Yathindra took over his brother’s responsibilities at the time which included looking after his father's constituency. Later, Siddaramiah shifted to the neighbouring Chamundeswari, leaving a ‘safe’ constituency for his son. More than half the voters in Varuna, a rural area that depends on agriculture, belong to Scheduled Castes, Scheduled Tribes and Other Backward Castes which include over 35,000 Kurubas — the shepherd caste to which Siddaramaiah belongs.
However, the constituency has around 60,000 Lingayats, a politically powerful and affluent caste that got the tag of a minority non-Hindu sect.
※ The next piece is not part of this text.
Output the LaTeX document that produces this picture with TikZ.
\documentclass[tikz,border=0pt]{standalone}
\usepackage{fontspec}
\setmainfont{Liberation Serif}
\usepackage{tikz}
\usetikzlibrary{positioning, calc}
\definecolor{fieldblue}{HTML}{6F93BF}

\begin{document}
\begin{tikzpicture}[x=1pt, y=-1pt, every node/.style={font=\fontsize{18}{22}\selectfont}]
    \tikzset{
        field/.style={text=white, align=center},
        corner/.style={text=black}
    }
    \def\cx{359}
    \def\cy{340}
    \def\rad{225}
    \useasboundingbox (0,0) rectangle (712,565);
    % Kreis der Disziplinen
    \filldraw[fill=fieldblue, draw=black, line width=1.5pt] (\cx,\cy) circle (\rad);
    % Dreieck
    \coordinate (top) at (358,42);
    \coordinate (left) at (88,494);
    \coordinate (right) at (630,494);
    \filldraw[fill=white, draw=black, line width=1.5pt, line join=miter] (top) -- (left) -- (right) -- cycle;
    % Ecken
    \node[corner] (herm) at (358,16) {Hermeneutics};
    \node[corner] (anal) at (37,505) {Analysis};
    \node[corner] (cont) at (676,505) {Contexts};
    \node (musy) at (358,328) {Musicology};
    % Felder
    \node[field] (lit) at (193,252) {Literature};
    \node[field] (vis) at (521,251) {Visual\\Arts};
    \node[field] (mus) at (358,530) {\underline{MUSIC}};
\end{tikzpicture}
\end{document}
It is also the caste to which B S Yeddyurappa of the Bharatiya Janata Party (BJP) belongs.
Yeddyurappa himself is contesting from Shikaripura, far away from Mysuru. But his son, B Y Vijayendra could turn out to be the BJP candidate contesting from Varuna, in which case the constituency will see a son vs son contest. Although the BJP frowns upon nepotism of this variety, Vijayendra might get the ticket just to prove a point — that the Lingayats are with the BJP.
This is not the only narrative in Varuna. V Srinivasa Prasad, a senior Congress leader who had joined the BJP after being dropped from the council of ministers by Siddaramaiah, contested a by-election from the Nanjangud constituency neighbouring Varuna. He lost and Yathindra's managers hope this will repeat itself. If the Dalits, OBCs and STs do vote for the Congress, Yathindra's victory is assured.
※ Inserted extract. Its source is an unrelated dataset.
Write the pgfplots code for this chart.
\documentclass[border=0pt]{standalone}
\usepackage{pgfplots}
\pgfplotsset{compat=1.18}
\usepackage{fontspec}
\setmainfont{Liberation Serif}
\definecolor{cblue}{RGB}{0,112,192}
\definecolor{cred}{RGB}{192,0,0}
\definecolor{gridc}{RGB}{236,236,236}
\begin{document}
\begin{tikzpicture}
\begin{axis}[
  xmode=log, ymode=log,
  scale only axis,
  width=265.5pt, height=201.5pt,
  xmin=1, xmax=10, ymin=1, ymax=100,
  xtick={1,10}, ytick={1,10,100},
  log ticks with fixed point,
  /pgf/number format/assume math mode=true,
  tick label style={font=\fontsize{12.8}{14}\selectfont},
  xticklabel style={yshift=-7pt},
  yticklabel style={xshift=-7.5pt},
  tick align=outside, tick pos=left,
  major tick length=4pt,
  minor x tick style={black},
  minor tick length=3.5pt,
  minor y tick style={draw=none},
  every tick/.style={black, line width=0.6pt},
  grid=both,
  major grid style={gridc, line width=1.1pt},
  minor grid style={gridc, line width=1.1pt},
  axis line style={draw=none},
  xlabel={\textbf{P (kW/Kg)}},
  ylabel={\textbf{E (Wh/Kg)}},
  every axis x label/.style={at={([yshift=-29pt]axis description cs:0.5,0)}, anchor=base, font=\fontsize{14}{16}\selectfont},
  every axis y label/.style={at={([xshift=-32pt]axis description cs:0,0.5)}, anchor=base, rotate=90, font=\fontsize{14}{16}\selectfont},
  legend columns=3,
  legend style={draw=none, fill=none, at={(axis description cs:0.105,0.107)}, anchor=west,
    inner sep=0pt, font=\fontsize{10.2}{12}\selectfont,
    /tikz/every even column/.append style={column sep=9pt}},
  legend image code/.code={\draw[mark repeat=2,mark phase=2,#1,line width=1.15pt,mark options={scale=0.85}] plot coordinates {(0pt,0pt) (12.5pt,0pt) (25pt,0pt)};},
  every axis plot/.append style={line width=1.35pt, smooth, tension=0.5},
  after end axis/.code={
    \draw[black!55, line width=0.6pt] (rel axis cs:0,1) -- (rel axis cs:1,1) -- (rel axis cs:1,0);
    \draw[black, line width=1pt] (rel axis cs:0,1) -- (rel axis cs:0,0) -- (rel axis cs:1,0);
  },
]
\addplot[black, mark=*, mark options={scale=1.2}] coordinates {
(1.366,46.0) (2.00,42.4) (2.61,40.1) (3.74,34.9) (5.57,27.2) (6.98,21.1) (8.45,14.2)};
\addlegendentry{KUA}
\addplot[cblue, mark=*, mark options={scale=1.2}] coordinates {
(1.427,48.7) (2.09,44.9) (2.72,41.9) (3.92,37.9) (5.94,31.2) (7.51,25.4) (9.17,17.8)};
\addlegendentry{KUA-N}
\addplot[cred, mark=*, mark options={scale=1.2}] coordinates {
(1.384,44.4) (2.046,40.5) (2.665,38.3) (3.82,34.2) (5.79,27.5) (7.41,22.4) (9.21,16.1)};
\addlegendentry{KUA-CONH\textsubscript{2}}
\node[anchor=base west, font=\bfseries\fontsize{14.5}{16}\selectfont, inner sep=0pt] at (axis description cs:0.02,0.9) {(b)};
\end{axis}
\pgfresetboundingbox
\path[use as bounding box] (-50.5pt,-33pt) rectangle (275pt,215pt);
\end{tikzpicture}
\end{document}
In a belt that is dominated by H D Deve Gowda’s Janata Dal (Secular), Varuna stands out as a Congress beacon: the party won 12 of the 16 assembly seats in 2013, conceding the rest to Deve Gowda’s party. The BJP got zero seats here.
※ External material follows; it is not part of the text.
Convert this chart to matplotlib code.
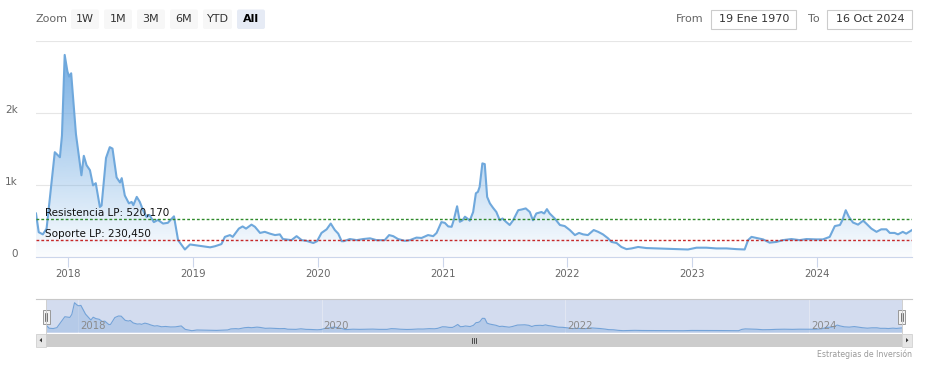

The question is: whom will the BJP field this time? If Vijayendra is indeed fielded from here, the contest will get that much more interesting. It is considered the Chief Minister’s constituency, and voters here want it to continue being the chief minister’s constituency no matter the colour of the flag. The outcome in Varuna could spring a big surprise.